Available data »
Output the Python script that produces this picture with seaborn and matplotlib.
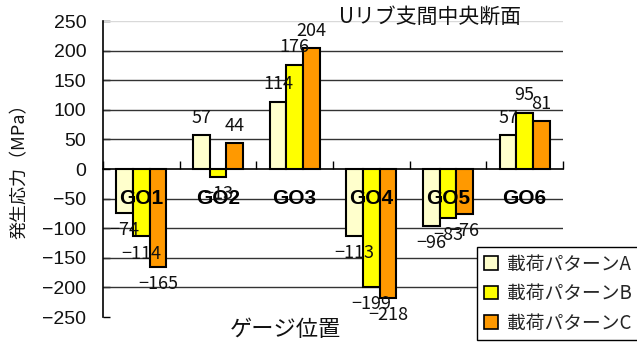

---

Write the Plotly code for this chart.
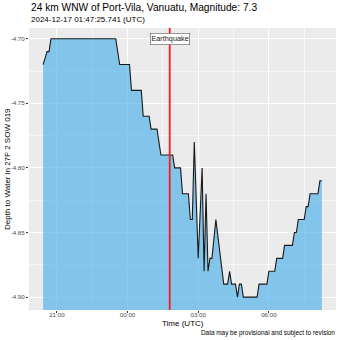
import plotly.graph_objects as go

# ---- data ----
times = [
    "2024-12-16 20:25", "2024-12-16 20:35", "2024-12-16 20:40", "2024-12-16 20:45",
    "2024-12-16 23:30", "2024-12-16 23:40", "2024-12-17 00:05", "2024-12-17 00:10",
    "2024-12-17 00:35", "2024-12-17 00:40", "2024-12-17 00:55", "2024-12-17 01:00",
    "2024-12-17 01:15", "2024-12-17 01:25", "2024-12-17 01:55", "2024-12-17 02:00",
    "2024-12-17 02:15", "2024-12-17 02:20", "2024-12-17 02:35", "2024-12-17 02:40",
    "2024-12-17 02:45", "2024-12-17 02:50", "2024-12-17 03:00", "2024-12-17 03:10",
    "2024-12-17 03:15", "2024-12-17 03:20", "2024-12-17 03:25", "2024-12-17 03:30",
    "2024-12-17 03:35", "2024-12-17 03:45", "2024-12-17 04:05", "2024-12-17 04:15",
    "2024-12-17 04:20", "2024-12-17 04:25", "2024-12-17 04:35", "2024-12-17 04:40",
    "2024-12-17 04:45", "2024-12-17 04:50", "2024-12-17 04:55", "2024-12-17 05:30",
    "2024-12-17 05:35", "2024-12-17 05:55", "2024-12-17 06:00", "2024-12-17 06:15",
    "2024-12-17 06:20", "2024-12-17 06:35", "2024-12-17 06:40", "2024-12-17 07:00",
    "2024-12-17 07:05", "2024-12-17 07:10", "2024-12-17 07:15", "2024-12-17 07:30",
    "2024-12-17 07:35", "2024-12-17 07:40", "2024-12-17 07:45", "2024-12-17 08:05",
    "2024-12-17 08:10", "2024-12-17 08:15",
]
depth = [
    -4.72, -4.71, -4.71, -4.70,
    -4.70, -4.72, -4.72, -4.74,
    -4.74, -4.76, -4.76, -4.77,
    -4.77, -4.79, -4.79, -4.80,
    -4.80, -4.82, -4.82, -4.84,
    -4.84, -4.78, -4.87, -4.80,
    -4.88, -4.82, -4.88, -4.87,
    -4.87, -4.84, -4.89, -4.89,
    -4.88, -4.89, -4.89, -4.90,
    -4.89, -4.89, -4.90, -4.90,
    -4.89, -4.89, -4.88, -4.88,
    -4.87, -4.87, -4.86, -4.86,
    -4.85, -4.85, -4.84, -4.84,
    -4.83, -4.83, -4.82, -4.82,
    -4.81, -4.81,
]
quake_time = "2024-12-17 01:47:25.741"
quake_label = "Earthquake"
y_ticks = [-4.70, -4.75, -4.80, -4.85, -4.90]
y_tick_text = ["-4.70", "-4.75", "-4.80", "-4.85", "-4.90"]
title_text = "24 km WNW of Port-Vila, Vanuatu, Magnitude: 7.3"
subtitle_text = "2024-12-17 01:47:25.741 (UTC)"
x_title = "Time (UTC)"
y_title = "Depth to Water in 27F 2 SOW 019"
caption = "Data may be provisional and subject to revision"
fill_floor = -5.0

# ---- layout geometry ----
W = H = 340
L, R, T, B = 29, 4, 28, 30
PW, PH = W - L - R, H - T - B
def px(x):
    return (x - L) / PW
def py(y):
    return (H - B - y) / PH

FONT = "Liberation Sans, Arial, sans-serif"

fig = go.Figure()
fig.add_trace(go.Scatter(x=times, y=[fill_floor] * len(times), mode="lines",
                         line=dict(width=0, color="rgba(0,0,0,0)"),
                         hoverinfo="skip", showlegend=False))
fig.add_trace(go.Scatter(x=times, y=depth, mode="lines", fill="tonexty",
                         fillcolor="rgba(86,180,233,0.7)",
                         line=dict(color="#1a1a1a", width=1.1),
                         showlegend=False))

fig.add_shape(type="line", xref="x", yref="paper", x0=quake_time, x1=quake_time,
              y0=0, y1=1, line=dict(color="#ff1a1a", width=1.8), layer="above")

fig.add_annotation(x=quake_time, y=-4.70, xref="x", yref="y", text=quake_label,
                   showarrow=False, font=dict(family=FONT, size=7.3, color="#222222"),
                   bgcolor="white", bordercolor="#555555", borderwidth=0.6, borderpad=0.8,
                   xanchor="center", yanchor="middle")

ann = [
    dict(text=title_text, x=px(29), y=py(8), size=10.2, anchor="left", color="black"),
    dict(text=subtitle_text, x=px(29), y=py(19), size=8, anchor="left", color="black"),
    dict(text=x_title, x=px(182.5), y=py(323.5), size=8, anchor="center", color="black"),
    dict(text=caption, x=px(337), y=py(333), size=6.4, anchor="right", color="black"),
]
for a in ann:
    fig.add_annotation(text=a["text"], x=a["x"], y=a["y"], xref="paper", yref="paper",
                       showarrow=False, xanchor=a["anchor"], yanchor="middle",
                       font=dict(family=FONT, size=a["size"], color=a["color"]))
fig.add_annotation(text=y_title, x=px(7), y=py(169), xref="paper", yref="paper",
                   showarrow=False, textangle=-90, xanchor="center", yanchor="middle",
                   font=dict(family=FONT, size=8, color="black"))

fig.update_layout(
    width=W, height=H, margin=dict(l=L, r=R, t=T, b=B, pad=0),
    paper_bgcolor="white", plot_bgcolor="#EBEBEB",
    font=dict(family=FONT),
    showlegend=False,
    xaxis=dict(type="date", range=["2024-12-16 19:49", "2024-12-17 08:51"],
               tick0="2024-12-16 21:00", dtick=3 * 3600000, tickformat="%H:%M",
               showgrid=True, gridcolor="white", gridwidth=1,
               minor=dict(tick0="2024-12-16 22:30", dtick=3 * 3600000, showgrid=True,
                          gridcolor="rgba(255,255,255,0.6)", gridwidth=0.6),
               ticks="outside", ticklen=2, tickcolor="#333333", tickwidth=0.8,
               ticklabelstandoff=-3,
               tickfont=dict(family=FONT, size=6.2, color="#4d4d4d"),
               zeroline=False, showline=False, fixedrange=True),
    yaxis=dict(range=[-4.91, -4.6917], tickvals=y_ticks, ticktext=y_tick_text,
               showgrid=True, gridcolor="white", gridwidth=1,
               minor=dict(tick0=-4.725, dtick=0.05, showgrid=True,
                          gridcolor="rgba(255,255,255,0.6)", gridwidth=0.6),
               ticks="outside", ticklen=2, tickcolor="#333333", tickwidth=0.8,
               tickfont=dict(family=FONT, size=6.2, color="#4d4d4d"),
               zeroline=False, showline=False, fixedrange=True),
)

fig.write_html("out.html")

Task to complete » In the records above, find the line with "Write the Plotly code for this chart." and the line with "import plotly.graph_objects as go", then restate word for word only those two lines and all lines between, omitting pictures.

Task solution »
Write the Plotly code for this chart.
import plotly.graph_objects as go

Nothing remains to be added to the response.